A partir de 1998 rescata a la CHA de la agonía, y salva la personería jurídica que se había conseguido con forceps. Un año antes del corralito, se comentó en las reuniones del bar El Olmo la novedad de las uniones civiles locales en España. La obstinación de la CHA (y también un quilombo social donde lo raro se volvía cotidiano) impulsaron esa ley localista para Buenos Aires, y César y Marcelo Suntheim, el gran compañero, fueron la primera pareja gay reconocida por un Estado en América latina. En esa época, las piernas todavía temblaban ante el ejército de cámaras de televisión, y ni qué decir las familias de los contrayentes.

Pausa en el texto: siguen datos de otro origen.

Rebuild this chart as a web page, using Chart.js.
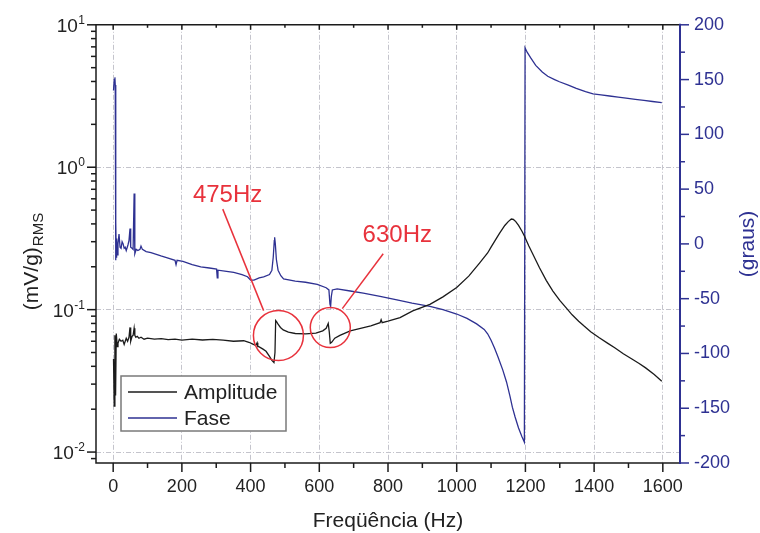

Mientras que el matrimonio burgués era una cárcel sacramentada para los insurgentes, a nadie se le ocurría que la unión civil nacional con todos los derechos, y con menos vigilancias del Estado, fuera un premio menor si no una superación. La CHA irrumpió en el Congreso con esta figura antes de que la lucha por el matrimonio llenase por completo el símbolo igualdad, y quien piense que se sumó a destiempo a la cruzada matrimonial debiera pasar revista a la película entera. Ni Zapatero gobernaba España cuando acá Marcelo Suntheim y Pedro Paradiso Sottile trazaban el proyecto de unión civil nacional ni la misión cultural “los mismos derechos con los mismos nombres” tenía todavía en Buenos Aires una cabecera de playa.
Otras quijoterías de la historia terminaron peor que las de César, mi viejo amigo. Su batalla, es cierto, tiene la recompensa que ahora permiten los tiempos. Estela de Carlotto, Horacio Verbitsky y Horacio Ravenna fueron designados para entregarle la distinción de Ciudadano Ilustre. Coherencia en la lucha, consistencia ética e intelectual, la de esos tres personajes que este martes 17 de mayo de 2011 saludan a un par.